Contextualizing the Ukraine Crisis
In cooperation with the the Department of German, Russian and Asian Language and Literature and Russian Studies.Monday, March 21st, 2022
12:00 p.m. ET (US)
Zoom Webinar
About the Event
Join Steven Wilson (Politics, Brandeis), Simon Pirani (University of Durham) and Marcel Roethig (Friedrich Ebert Foundation, Kiyv, Ukraine), three experts who will discuss the broader context of the Ukraine Crisis.
About the Speakers
Since 2017, Marcel Röthig has headed the Friedrich Ebert Foundation's Ukraine office based in Kyiv. He has been with the Friedrich Ebert Foundation since 2013, first in the department for central tasks in Berlin, then as Deputy Resident Representative in the Russian Federation (2014-2016) and as head of the regional office "Dialogue Eastern Europe" in Kyiv. From 2017 to 2020 he was country representative for Belarus, parallel to Ukraine, and since 2021in the Republic of Moldova. He studied political science with a focus on Eastern Europe in Berlin and worked for various members of the German Bundestag for several years.

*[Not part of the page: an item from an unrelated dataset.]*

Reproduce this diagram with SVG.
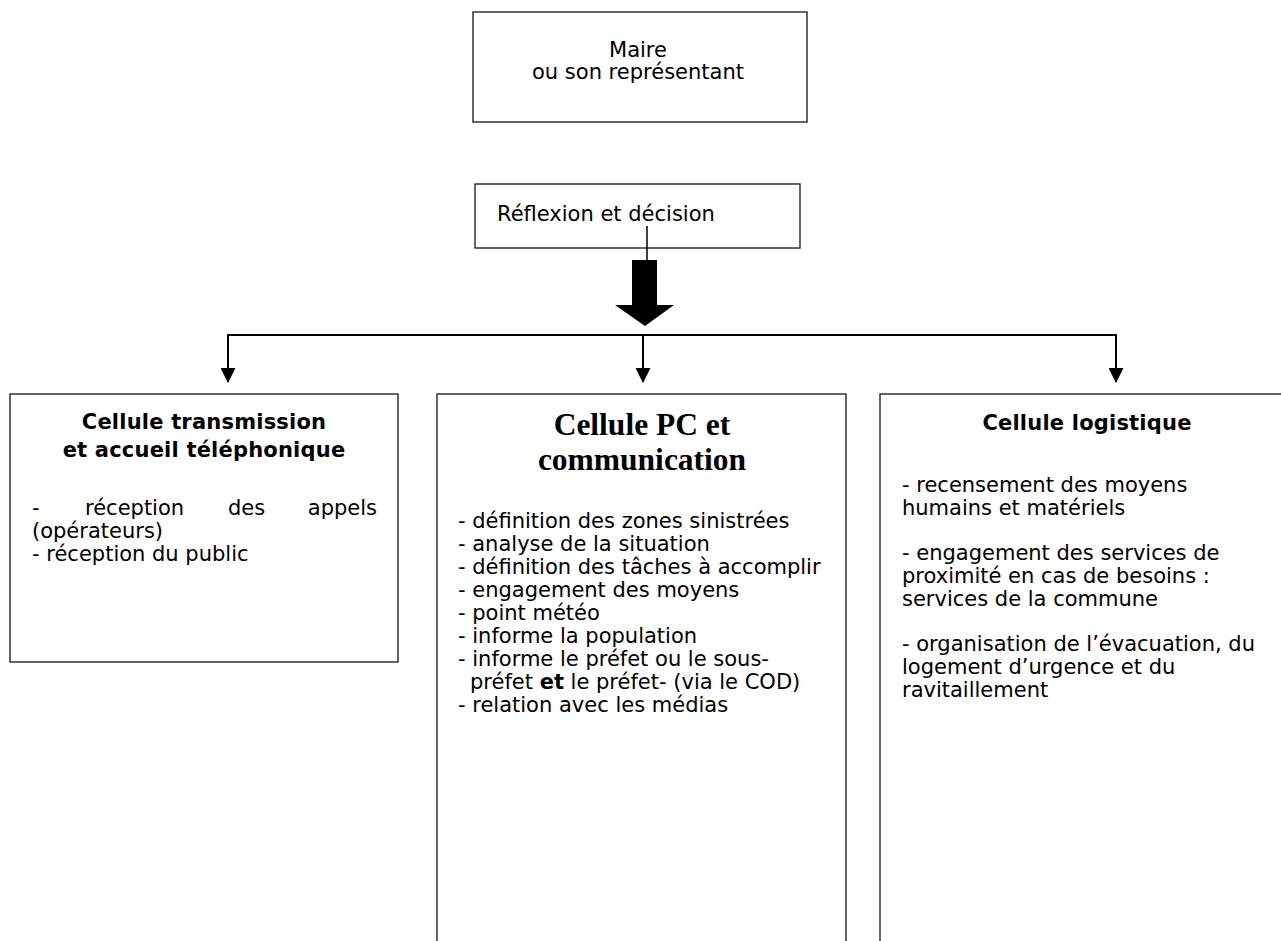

Dr. Steven Lloyd Wilson is an assistant professor of politics at Brandeis University. He earned his Ph.D. in political science from the University of Wisconsin-Madison in 2016, serves as the Project Manager of Computational Infrastructure for the Varieties of Democracy Institute at the University of Gothenburg, and is one of the principal investigators for the Digital Society Project. His research focuses on comparative democratization, cyber-security, and the effect of the Internet on authoritarian regimes, particular in the post-Communist world. He also works on a variety of projects involving network and content analysis of social media around the world.
Simon Pirani is honorary professor in the School of Modern Languages and Cultures at the University of Durham. His most recent book is Burning Up: A Global History of Fossil Fuel Consumption (Pluto Press, 2018). Over the last 30 years he has written widely on energy issues in Russia, Ukraine and the Caspian region.